The first solution I’ll cover is Dell’s Wyse vWorkspace which supports either 2012 R2 Hyper-V or vSphere 5.5. For small deployments or POCs we offer this solution in a “floating mgmt” architecture which combines the vWorkspace infrastructure management roles and VDI desktops or shared session VMs. vWorkspace and Hyper-V enables a special technology for non-persistent/ shared image desktops called Hyper-V Catalyst which includes 2 components: HyperCache and HyperDeploy. Hyper-V Catalyst provides some incredible performance boosts and requires that the vWorkspace infrastructure components communicate directly with the hyper-V hypervisor. This also means that vWorkspace does not require SCVMM to perform provisioning tasks for non-persistent desktops!

HyperCache – Provides virtual desktop performance enhancement by caching parent VHDs in host RAM. Read requests are satisfied from cache including requests from all subsequent child VMs.
HyperDeploy – Provides instant cloning of parent VHDs massively diminishing virtual desktop pool deployment times.

You’ll notice the HyperCache components included on the Hyper-V architectures below. 3 to 6 hosts in the floating management model, depicted below with management, desktops and RDSH VMs logically separated only from a storage container perspective by function. The recommendation of 3-7 RDSH VMs is based our work optimizing around NUMA boundaries. I’ll dive deeper into that in an upcoming post. The B7 platform is used in the architectures below.

Above ~1000 users we recommend the traditional distributed management architecture to enable more predictable scaling and performance of both the compute and management hosts. The same basic architecture is the same and scales to the full extent supported by the hypervisor, is this case Hyper-V which supports up to 64 hosts. NDFS does not have a scaling limitation so several hypervisor clusters can be built within a single contiguous NDFS namespace. Our recommendation is to then build independent Failover Clusters for compute and management discretely so they can scale up or out independently.
The architecture below depicts a B7 build on Hyper-V applicable to Citrix XenDesktop or Wyse vWorkspace.

This architecture is relatively similar for Wyse vWorkspace or VMware Horizon View on vSphere 5.5 U2 but fewer total compute hosts per HA cluster, 32 total. For vWorkspace, Hyper-V Catalyst is not present in this scenario so vCenter is required to perform desktop provisioning tasks.

For the storage containers, the best practice of less is more still stands. If you don’t need a particular feature don’t enable it, as it will consume additional resources. Deduplication is always recommended on the performance tier since the primary OpLog lives on SSD and will always benefit. Dedupe or compression on the capacity tier is not recommended, of course you absolutely need it. And if you do prepare to increase each CVM RAM allocation to 32GB.

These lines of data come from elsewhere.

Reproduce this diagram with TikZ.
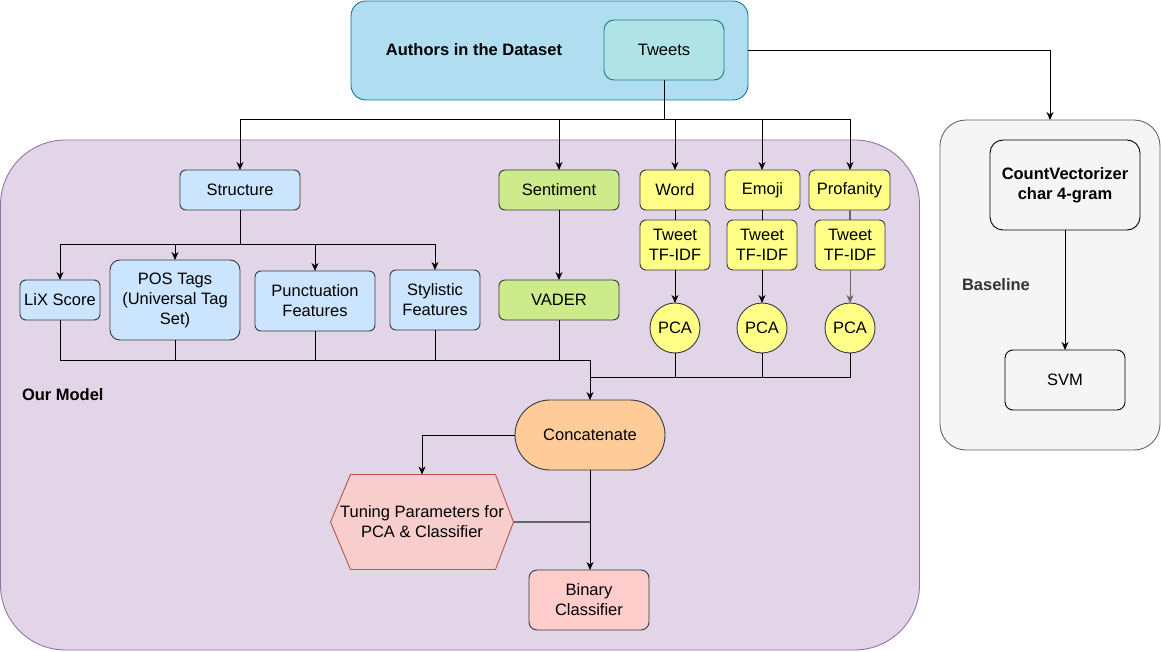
\documentclass[tikz,border=0pt]{standalone}
\usepackage{fontspec}
\setmainfont{Liberation Sans}
\usetikzlibrary{arrows.meta,calc}
\definecolor{topfill}{HTML}{B1DDF0}
\definecolor{topdraw}{HTML}{10739E}
\definecolor{twfill}{HTML}{B0E3E6}
\definecolor{twdraw}{HTML}{0E8088}
\definecolor{purfill}{HTML}{E1D5E7}
\definecolor{purdraw}{HTML}{9673A6}
\definecolor{bluefill}{HTML}{CCE5FF}
\definecolor{darkdraw}{HTML}{36393D}
\definecolor{greenfill}{HTML}{CDEB8B}
\definecolor{yelfill}{HTML}{FFFF88}
\definecolor{orfill}{HTML}{FFCC99}
\definecolor{redfill}{HTML}{F8CECC}
\definecolor{reddraw}{HTML}{B85450}
\definecolor{pinkfill}{HTML}{FFCCCC}
\definecolor{greyfill}{HTML}{F5F5F5}
\definecolor{greydraw}{HTML}{666666}
\definecolor{basetext}{HTML}{333333}
\begin{document}
\begin{tikzpicture}[x=1pt,y=-1pt,
  font=\fontsize{16.5}{20}\selectfont,
  every node/.style={inner sep=0pt,outer sep=0pt},
  box/.style={draw=darkdraw,line width=0.9pt,rounded corners=6pt,align=center},
  bluebox/.style={box,fill=bluefill},
  greenbox/.style={box,fill=greenfill},
  yelbox/.style={box,fill=yelfill},
  pcacirc/.style={circle,draw=darkdraw,line width=0.9pt,fill=yelfill,minimum size=50pt},
  conn/.style={line width=1pt,black},
  arr/.style={conn,-{Stealth[length=8pt,width=7pt,inset=2.5pt]}},
  greyconn/.style={line width=1.2pt,black!60},
]
\useasboundingbox (0,0) rectangle (1161,652);
% containers
\node[draw=topdraw,fill=topfill,line width=0.9pt,rounded corners=15pt,minimum width=397pt,minimum height=99pt] (topbox) at (549.5,50.5) {};
\node[font=\fontsize{16.5}{20}\selectfont\bfseries] (authors) at (474,50) {Authors in the Dataset};
\node[draw=twdraw,fill=twfill,line width=0.9pt,rounded corners=10pt,minimum width=120pt,minimum height=60pt] (tweets) at (664,50) {Tweets};
\node[draw=purdraw,fill=purfill,line width=0.9pt,rounded corners=65pt,minimum width=919pt,minimum height=510pt] (ourmodel) at (460,395) {};
\node[anchor=west,font=\fontsize{16.5}{20}\selectfont\bfseries] (ourlbl) at (22,395) {Our Model};
\node[draw=greydraw,fill=greyfill,line width=0.9pt,rounded corners=26pt,minimum width=220pt,minimum height=330pt] (baseline) at (1050,285) {};
\node[anchor=west,text=basetext,font=\fontsize{16.5}{20}\selectfont\bfseries] (baselbl) at (962,285) {Baseline};
\node[draw=black,line width=0.9pt,rounded corners=13pt,minimum width=150pt,minimum height=90pt,align=center,font=\fontsize{16.5}{20}\selectfont\bfseries] (cv) at (1065,185) {CountVectorizer\\char 4-gram};
\node[draw=black,line width=0.9pt,rounded corners=8pt,minimum width=120pt,minimum height=60pt] (svm) at (1065,380) {SVM};
% model nodes
\node[bluebox,minimum width=120pt,minimum height=40pt] (structure) at (240,190) {Structure};
\node[greenbox,minimum width=120pt,minimum height=40pt] (sentiment) at (559,190) {Sentiment};
\node[yelbox,minimum width=70pt,minimum height=40pt] (word) at (675,190) {Word};
\node[yelbox,minimum width=75pt,minimum height=40pt] (emoji) at (762.5,190) {Emoji};
\node[yelbox,minimum width=81pt,minimum height=40pt] (profanity) at (849.5,190) {Profanity};
\node[yelbox,minimum width=70pt,minimum height=50pt] (tf1) at (675,245) {Tweet\\TF-IDF};
\node[yelbox,minimum width=70pt,minimum height=50pt] (tf2) at (762,245) {Tweet\\TF-IDF};
\node[yelbox,minimum width=70pt,minimum height=50pt] (tf3) at (850,245) {Tweet\\TF-IDF};
\node[pcacirc] (pca1) at (675,328) {PCA};
\node[pcacirc] (pca2) at (762,328) {PCA};
\node[pcacirc] (pca3) at (850,328) {PCA};
\node[bluebox,minimum width=80pt,minimum height=40pt] (lix) at (60,300) {LiX Score};
\node[bluebox,minimum width=130pt,minimum height=80pt,rounded corners=10pt] (pos) at (175,300) {POS Tags\\(Universal Tag\\Set)};
\node[bluebox,minimum width=120pt,minimum height=60pt] (punct) at (315,301) {Punctuation\\Features};
\node[bluebox,minimum width=90pt,minimum height=60pt] (styl) at (435,300) {Stylistic\\Features};
\node[greenbox,minimum width=120pt,minimum height=40pt] (vader) at (559,300) {VADER};
\node[draw=darkdraw,fill=orfill,line width=0.9pt,rounded corners=35pt,minimum width=150pt,minimum height=70pt] (concat) at (590,435) {Concatenate};
\node[minimum width=183pt,minimum height=95pt,align=center] (tune) at (422,522) {};
\fill[redfill,draw=reddraw,line width=0.9pt] (tune.west) -- ($(tune.north west)+(20,0)$) -- ($(tune.north east)+(-18,0)$) -- (tune.east) -- ($(tune.south east)+(-18,0)$) -- ($(tune.south west)+(20,0)$) -- cycle;
\node[align=center] (tunelbl) at (422,522) {Tuning Parameters for\\PCA \& Classifier};
\node[draw=darkdraw,fill=pinkfill,line width=0.9pt,rounded corners=8pt,minimum width=120pt,minimum height=60pt,align=center] (binary) at (589,600) {Binary\\Classifier};
% connectors
\coordinate (bus1) at (664,120);
\draw[conn] (tweets.south) -- (bus1);
\draw[arr] (bus1) -| (structure.north);
\draw[arr] (bus1) -| (sentiment.north);
\draw[arr] (bus1) -| (word.north);
\draw[arr] (bus1) -| (tf2.north |- emoji.north);
\draw[arr] (bus1) -| (tf3.north |- profanity.north);
\draw[arr] (topbox.east) -| (baseline.north);
\draw[arr] (cv.south) -- (svm.north);
\coordinate (sb) at (240,245);
\draw[conn] (structure.south) -- (sb);
\draw[arr] (sb) -| (lix.north);
\draw[arr] (sb) -| (pos.north);
\draw[arr] (sb) -| (punct.north);
\draw[arr] (sb) -| (styl.north);
\draw[arr] (sentiment.south) -- (vader.north);
\draw[conn] (word.south) -- (tf1.north);
\draw[conn] (emoji.south -| tf2.north) -- (tf2.north);
\draw[greyconn] (profanity.south -| tf3.north) -- (tf3.north);
\draw[arr] (tf1.south) -- (pca1.north);
\draw[arr] (tf2.south) -- (pca2.north);
\draw[arr,black!60] (tf3.south) -- (pca3.north);
\coordinate (m1) at (590,360);
\coordinate (m2) at (590,377);
\draw[conn] (lix.south) |- (m1);
\draw[conn] (pos.south) |- (m1);
\draw[conn] (punct.south) |- (m1);
\draw[conn] (styl.south) |- (m1);
\draw[conn] (vader.south) |- (m1);
\draw[conn] (pca1.south) |- (m2);
\draw[conn] (pca2.south) |- (m2);
\draw[conn] (pca3.south) |- (m2);
\draw[arr] (m1) -- (concat.north);
\draw[arr] (concat.west) -| (tune.north);
\draw[arr] (concat.south) -- (binary.north -| concat.south);
\coordinate (m3) at (590,522);
\draw[greyconn] (tune.east) -- (m3);
\end{tikzpicture}
\end{document}
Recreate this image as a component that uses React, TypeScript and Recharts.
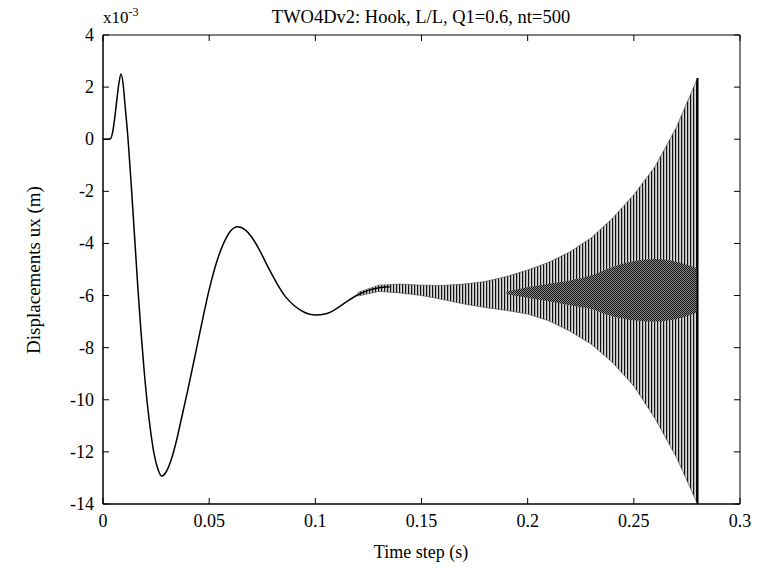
import React from 'react';
import { ComposedChart, Line, Area, XAxis, YAxis } from 'recharts';

// smooth response before the instability sets in (ux in 1e-3 m)
const curveTime = [
  0, 0.002, 0.0035, 0.0045, 0.0055, 0.0065, 0.0075, 0.0085, 0.0095, 0.0105,
  0.0118, 0.0135, 0.015, 0.0165, 0.018, 0.0195, 0.021, 0.0225, 0.024, 0.0258,
  0.0276, 0.0295, 0.032, 0.0345, 0.037, 0.04, 0.0435, 0.047, 0.05, 0.0535,
  0.057, 0.06, 0.0634, 0.067, 0.07, 0.074, 0.078, 0.082, 0.086, 0.09, 0.095,
  0.1, 0.105, 0.11, 0.115, 0.12, 0.125, 0.13, 0.135,
];
const curveValue = [
  0, 0, 0.02, 0.25, 0.8, 1.5, 2.15, 2.5, 2.1, 1.2,
  0, -2.0, -3.9, -5.8, -7.5, -9.0, -10.25, -11.25, -12.05, -12.65,
  -12.93, -12.8, -12.33, -11.6, -10.7, -9.6, -8.25, -6.88, -5.77, -4.72,
  -3.96, -3.53, -3.36, -3.48, -3.75, -4.3, -4.95, -5.55, -6.05, -6.38, -6.65,
  -6.75, -6.7, -6.5, -6.22, -5.97, -5.8, -5.7, -5.66,
];

// envelope of the step-to-step oscillation
const bandTime = [0.12, 0.13, 0.14, 0.15, 0.16, 0.17, 0.18, 0.19, 0.2, 0.21, 0.22, 0.23, 0.24, 0.25, 0.26, 0.27, 0.28];
const bandTop = [-5.88, -5.6, -5.56, -5.6, -5.61, -5.56, -5.46, -5.27, -5.02, -4.72, -4.32, -3.78, -3.03, -2.13, -1.05, 0.45, 2.35];
const bandBottom = [-6.02, -5.84, -5.9, -6.0, -6.15, -6.32, -6.46, -6.57, -6.71, -6.97, -7.37, -7.87, -8.57, -9.47, -10.72, -12.2, -14];

// dense core of the oscillation
const coreTime = [0.19, 0.2, 0.21, 0.22, 0.23, 0.24, 0.25, 0.26, 0.27, 0.28];
const coreTop = [-5.85, -5.68, -5.55, -5.42, -5.22, -4.9, -4.68, -4.6, -4.7, -4.95];
const coreBottom = [-5.95, -6.08, -6.22, -6.37, -6.52, -6.8, -6.95, -7.0, -6.9, -6.65];

// last time step drawn as a full swing
const lastStepTime = [0.28, 0.28];
const lastStepValue = [2.35, -14];

const xTicks = [0, 0.05, 0.1, 0.15, 0.2, 0.25, 0.3];
const yTicks = [-14, -12, -10, -8, -6, -4, -2, 0, 2, 4];

const curve = curveTime.map((t, i) => ({ t, ux: curveValue[i] }));
const band = bandTime.map((t, i) => ({ t, range: [bandBottom[i], bandTop[i]] }));
const core = coreTime.map((t, i) => ({ t, range: [coreBottom[i], coreTop[i]] }));
const lastStep = lastStepTime.map((t, i) => ({ t, ux: lastStepValue[i] }));

const FONT = '"Liberation Serif", "Times New Roman", serif';
const TICK_LEN = 6;

const BottomTick = (props: any) => {
  const { x, y, payload } = props;
  return (
    <g>
      <line x1={x} y1={y} x2={x} y2={y - TICK_LEN} stroke="#000" />
      <text x={x} y={y + 23} textAnchor="middle" fontFamily={FONT} fontSize={18} fill="#000">
        {payload.value}
      </text>
    </g>
  );
};

const LeftTick = (props: any) => {
  const { x, y, payload } = props;
  return (
    <g>
      <line x1={x} y1={y} x2={x + TICK_LEN} y2={y} stroke="#000" />
      <text x={x - 9} y={y + 6} textAnchor="end" fontFamily={FONT} fontSize={18} fill="#000">
        {payload.value}
      </text>
    </g>
  );
};

const TopTick = (props: any) => {
  const { x, y } = props;
  return <line x1={x} y1={y} x2={x} y2={y + TICK_LEN} stroke="#000" />;
};

const RightTick = (props: any) => {
  const { x, y } = props;
  return <line x1={x} y1={y} x2={x - TICK_LEN} y2={y} stroke="#000" />;
};

export default function App() {
  return (
    <div style={{ position: 'absolute', left: 0, top: 0, width: 760, height: 575, background: '#fff' }}>
      <ComposedChart width={760} height={575} margin={{ top: 25, right: 10, bottom: 41, left: 63 }}>
        <defs>
          <pattern id="hatch" width="3" height="4" patternUnits="userSpaceOnUse">
            <rect width="3" height="4" fill="#d8d8d8" />
            <rect width="1.2" height="4" fill="#111" />
          </pattern>
          <pattern id="dense" width="2" height="2" patternUnits="userSpaceOnUse">
            <rect width="2" height="2" fill="#8a8a8a" />
            <rect width="1" height="1" fill="#111" />
            <rect x="1" y="1" width="1" height="1" fill="#111" />
          </pattern>
        </defs>
        <XAxis
          dataKey="t"
          type="number"
          domain={[0, 0.3]}
          ticks={xTicks}
          height={30}
          tickSize={0}
          tickMargin={0}
          tickLine={false}
          tick={<BottomTick />}
          axisLine={{ stroke: '#000', strokeWidth: 1.5 }}
          allowDataOverflow
        />
        <XAxis
          xAxisId="top"
          orientation="top"
          dataKey="t"
          type="number"
          domain={[0, 0.3]}
          ticks={xTicks}
          height={10}
          tickSize={0}
          tickMargin={0}
          tickLine={false}
          tick={<TopTick />}
          axisLine={{ stroke: '#000' }}
          allowDataOverflow
        />
        <YAxis
          type="number"
          domain={[-14, 4]}
          ticks={yTicks}
          width={40}
          tickSize={0}
          tickMargin={0}
          tickLine={false}
          tick={<LeftTick />}
          axisLine={{ stroke: '#000', strokeWidth: 1.5 }}
          allowDataOverflow
        />
        <YAxis
          yAxisId="right"
          orientation="right"
          type="number"
          domain={[-14, 4]}
          ticks={yTicks}
          width={10}
          tickSize={0}
          tickMargin={0}
          tickLine={false}
          tick={<RightTick />}
          axisLine={{ stroke: '#000' }}
          allowDataOverflow
        />
        <Area
          data={band}
          dataKey="range"
          type="linear"
          fill="url(#hatch)"
          fillOpacity={1}
          stroke="#444"
          strokeWidth={0.6}
          isAnimationActive={false}
          dot={false}
          activeDot={false}
        />
        <Area
          data={core}
          dataKey="range"
          type="monotone"
          fill="url(#dense)"
          fillOpacity={1}
          stroke="none"
          isAnimationActive={false}
          dot={false}
          activeDot={false}
        />
        <Line
          data={curve}
          dataKey="ux"
          type="monotone"
          stroke="#000"
          strokeWidth={1.5}
          dot={false}
          activeDot={false}
          isAnimationActive={false}
        />
        <Line
          data={lastStep}
          dataKey="ux"
          type="linear"
          stroke="#000"
          strokeWidth={2}
          dot={false}
          activeDot={false}
          isAnimationActive={false}
        />
      </ComposedChart>
      <svg width={760} height={575} style={{ position: 'absolute', left: 0, top: 0, pointerEvents: 'none' }}>
        <text x={421} y={23} textAnchor="middle" fontFamily={FONT} fontSize={18.5} fill="#000">
          TWO4Dv2: Hook, L/L, Q1=0.6, nt=500
        </text>
        <text x={103} y={23} fontFamily={FONT} fontSize={17} fill="#000">
          x10<tspan dy={-7} fontSize={12}>-3</tspan>
        </text>
        <text x={421} y={558} textAnchor="middle" fontFamily={FONT} fontSize={18} fill="#000">
          Time step (s)
        </text>
        <text
          x={40}
          y={270}
          textAnchor="middle"
          fontFamily={FONT}
          fontSize={19}
          fill="#000"
          transform="rotate(-90 40 270)"
        >
          Displacements ux (m)
        </text>
      </svg>
    </div>
  );
}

Container	Purpose	Replication Factor	Perf Tier Deduplication	Capacity Tier Deduplication	Compression
Ds_compute	Desktop VMs	2	Enabled	Disabled	Disabled
Ds_mgmt	Mgmt Infra VMs	2	Enabled	Disabled	Disabled
Ds_rdsh	RDSH Server VMs	2	Enabled	Disabled	Disabled

Network Architecture

As a hyperconverged appliance, the network architecture leverages the converged model. A pair of 10Gb NICs minimum in each node handle all traffic for the hypervisor, guests and storage operations between CVMs. Remember that the storage of all VMs is kept local to the host to which the VM resides, so the only traffic that will traverse the network is LAN and replication. There is no need to isolate storage protocol traffic when using Nutanix.
Hyper-V and vSphere are functionally similar. For Hyper-V there are 2 vSwitches per host, 1 external that aggregates all of the services of the host management OS as well as the vNICs for the connected VMs. The 10Gb NICs are connected to a LBFO team configured in Dynamic Mode. The CVM alone connects to a private internal vSwitch so it can communicate with the hypervisor.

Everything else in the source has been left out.